MOM scoping hearings to begin

Comments on new rail line will be used to formulate study

By charles w. kim
Staff Writer

By charles w. kim
Staff Writer

The public will be heard next week regarding a study of NJ Transit’s proposed Monmouth-Ocean-Middlesex (MOM) commuter rail line.

Three separate public hearings are scheduled to begin Tuesday, one in each of the three counties that the proposed line will run through.

According to a newsletter from NJ Transit, the "scoping hearings" will allow residents to give their opinions on the line and help shape a draft of an environmental impact study on the $400 million project.

According to the agency’s newsletter, the study will evaluate three different routes to get commuters from Ocean, Monmouth and Middlesex counties to the Northeast Corridor Line or New Jersey Coast Line for connecting service into New York City.

The first hearing is scheduled for Tuesday at the Holiday Inn on Forsgate Drive in Monroe, and will run from 1:30-9 p.m.

The second will take place on Wednesday at the Ramada Inn of Toms River on Route 9 in Ocean County.

The last hearing is scheduled to be held at the Freehold Gardens Hotel off Route 537 in Freehold Township on Dec. 9.

While there is support for the plan in Monmouth and Ocean counties, three Middlesex County towns and the Middlesex Board of Freeholders oppose the plan.

The preferred route would take commuters from Lakehurst north to Dover Township, through Jackson and Lakewood in Ocean County to Farmingdale, Howell, Freehold Township, Manalapan, and Englishtown in Monmouth County, and west through the Middlesex County towns of Monroe, Jamesburg, and South Brunswick.

The service would then connect to the Northeast Corridor Line in the Monmouth Junction section of South Brunswick.

Two other routes, one heading east from Farmingdale to Red Bank, and another heading north to Matawan from Freehold, will also be evaluated, according to the agency.

All three routes would use diesel trains to reach Newark before transferring passengers to electric trains into New York, according to the newsletter.

The study, awarded to SYSTRA Consulting of Bloomfield last year, will also look at the many impacts that the controversial proposal will have on the region.

The study is expected to be completed and distributed for public review sometime in 2004.

The MOM rail plan was included in a 1996 major investment study, but was dismissed in favor of enhanced bus service on the Route 9 corridor.

The idea came up again following the appointment of Jeffrey Warsh as director for NJ Transit in 1999.

Warsh was replaced by former Amtrak head George Warrington earlier this year by Gov.
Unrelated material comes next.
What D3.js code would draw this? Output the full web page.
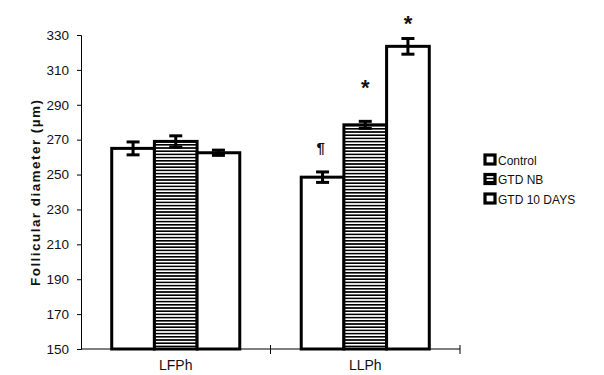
<!DOCTYPE html>
<html>
<head>
<meta charset="utf-8">
<script src="https://cdn.jsdelivr.net/npm/d3@7"></script>
<style>
  body { margin: 0; background: #fff; }
  svg text { font-family: "Liberation Sans", Arial, sans-serif; fill: #111; }
</style>
</head>
<body>
<svg width="604" height="375"></svg>
<script>
(function () {
    const categories = ['LFPh', 'LLPh'];
    const seriesNames = ['Control', 'GTD NB', 'GTD 10 DAYS'];
    const means = [
        [265, 269, 262.5],
        [248.5, 278.5, 323.5]
    ];
    const errors = [
        [3.7, 3.2, 1.5],
        [3, 2, 4.5]
    ];
    // significance marks and the value level they sit at
    const marks = [
        ['', '', ''],
        ['\u00b6', '*', '*']
    ];
    const markLevels = [
        [0, 0, 0],
        [266, 302, 338.5]
    ];
    const yTicks = [150, 170, 190, 210, 230, 250, 270, 290, 310, 330];

    const svg = d3.select('svg');
    const margin = { left: 81, right: 144, top: 35, bottom: 26 };
    const width = 604, height = 375;

    const defs = svg.append('defs');
    const pat = defs.append('pattern')
            .attr('id', 'hatch')
            .attr('patternUnits', 'userSpaceOnUse')
            .attr('width', 6)
            .attr('height', 3.2);
    pat.append('rect').attr('width', 6).attr('height', 3.2).attr('fill', '#fff');
    pat.append('rect').attr('y', 0).attr('width', 6).attr('height', 1.6).attr('fill', '#000');

    const x0 = d3.scaleBand()
            .domain(categories)
            .range([margin.left, width - margin.right])
            .paddingInner(0)
            .paddingOuter(0);
    const x1 = d3.scaleBand()
            .domain(seriesNames)
            .range([0, x0.bandwidth()])
            .paddingOuter(0.72)
            .paddingInner(0);
    const y = d3.scaleLinear()
            .domain([150, 330])
            .range([height - margin.bottom, margin.top]);

    const fills = ['#fff', 'url(#hatch)', '#fff'];

    // y axis
    const yAxis = svg.append('g')
            .attr('transform', `translate(${margin.left},0)`)
            .call(d3.axisLeft(y).tickValues(yTicks).tickSize(4).tickPadding(8));
    yAxis.select('.domain').attr('stroke', '#000').attr('stroke-width', 1);
    yAxis.selectAll('.tick line').attr('stroke', '#000');
    yAxis.selectAll('.tick text')
            .attr('font-size', 13.5)
            .style('font-family', '"Liberation Sans", Arial, sans-serif')
            .style('fill', '#111');

    // x baseline with category separators
    const xAxis = svg.append('g')
            .attr('transform', `translate(0,${y(150)})`);
    xAxis.append('line')
            .attr('x1', margin.left).attr('x2', width - margin.right)
            .attr('stroke', '#000').attr('stroke-width', 1.2);
    xAxis.selectAll('.sep')
            .data([x0.range()[0] + x0.bandwidth(), x0.range()[1]])
            .enter().append('line')
            .attr('x1', d => d).attr('x2', d => d)
            .attr('y1', -4).attr('y2', 5)
            .attr('stroke', '#000');
    xAxis.selectAll('.cat')
            .data(categories)
            .enter().append('text')
            .attr('x', d => x0(d) + x0.bandwidth() / 2)
            .attr('y', 21)
            .attr('text-anchor', 'middle')
            .attr('font-size', 14)
            .text(d => d);

    // bars
    const groups = svg.append('g').selectAll('g')
            .data(categories)
            .enter().append('g')
            .attr('transform', d => `translate(${x0(d)},0)`);

    groups.each(function (cat, ci) {
        const g = d3.select(this);
        seriesNames.forEach((s, si) => {
            const v = means[ci][si];
            g.append('rect')
                .attr('x', x1(s))
                .attr('y', y(v))
                .attr('width', x1.bandwidth())
                .attr('height', y(150) - y(v))
                .attr('fill', fills[si])
                .attr('stroke', '#000')
                .attr('stroke-width', 3);
        });
        seriesNames.forEach((s, si) => {
            const v = means[ci][si], e = errors[ci][si];
            const cx = x1(s) + x1.bandwidth() / 2;
            g.append('line')
                .attr('x1', cx).attr('x2', cx)
                .attr('y1', y(v + e)).attr('y2', y(v - e))
                .attr('stroke', '#000').attr('stroke-width', 3);
            [v + e, v - e].forEach(t => {
                g.append('line')
                    .attr('x1', cx - 6.5).attr('x2', cx + 6.5)
                    .attr('y1', y(t)).attr('y2', y(t))
                    .attr('stroke', '#000').attr('stroke-width', 3);
            });
            const m = marks[ci][si];
            if (m) {
                const star = m === '*';
                g.append('text')
                    .attr('x', cx + (si === 0 ? -2 : 0))
                    .attr('y', y(markLevels[ci][si]) + (star ? 11 : 6))
                    .attr('text-anchor', 'middle')
                    .attr('font-size', star ? 22 : 15)
                    .attr('font-weight', 'bold')
                    .text(m);
            }
        });
    });

    // y title
    svg.append('text')
            .attr('transform', 'translate(40,193) rotate(-90)')
            .attr('text-anchor', 'middle')
            .attr('font-size', 13.5)
            .attr('font-weight', 'bold')
            .attr('textLength', 186)
            .attr('lengthAdjust', 'spacing')
            .text('Follicular diameter (\u00b5m)');

    // legend
    const legend = svg.append('g')
            .selectAll('g')
            .data(seriesNames)
            .enter().append('g')
            .attr('transform', (d, i) => `translate(485,${155 + i * 19.5})`);
    legend.append('rect')
            .attr('width', 10).attr('height', 9)
            .attr('fill', (d, i) => fills[i])
            .attr('stroke', '#000').attr('stroke-width', 3.2);
    legend.append('text')
            .attr('x', 13).attr('y', 9.5)
            .attr('font-size', 12)
            .text(d => d);
})();
</script>
</body>
</html>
James McGreevey.

During Warsh’s tenure, the state Legislature added a central New Jersey rail link to the state’s Circle of Mobility plan, making the project eligible for federal funding.

That legislation did not specify the route.

According to NJ Transit, the enhanced bus service on Route 9 has not kept up with the rapid growth throughout the region, and the rail route is needed to relieve overcrowding and reduce traffic in the three fastest growing counties.

Currently NJ Transit operates 610 commuter rail trains serving some 221,000 passengers each day.

According to the agency, about one in every four residents in the state lives within walking distance of a train station, but "parts of Monmouth, Ocean and Middlesex counties have few travel choices but automobiles."

"Hours spent delayed in traffic in the region are twice the New Jersey average," according to the agency. This is because the population in the region has grown twice as fast as the state average between 1990 and 2000, it said.

The hearings will give residents the chance to speak on the project or submit comments in writing to clarify the areas that the study needs to look at.

A draft of the scoping document is available on the Internet at www.njtansit.com. NJ Transit has also set up a hot line that people can call if they need additional information at 1-866-MOM-DEIS. Residents may also call that number to schedule an appointment to offer testimony at any of the three hearings.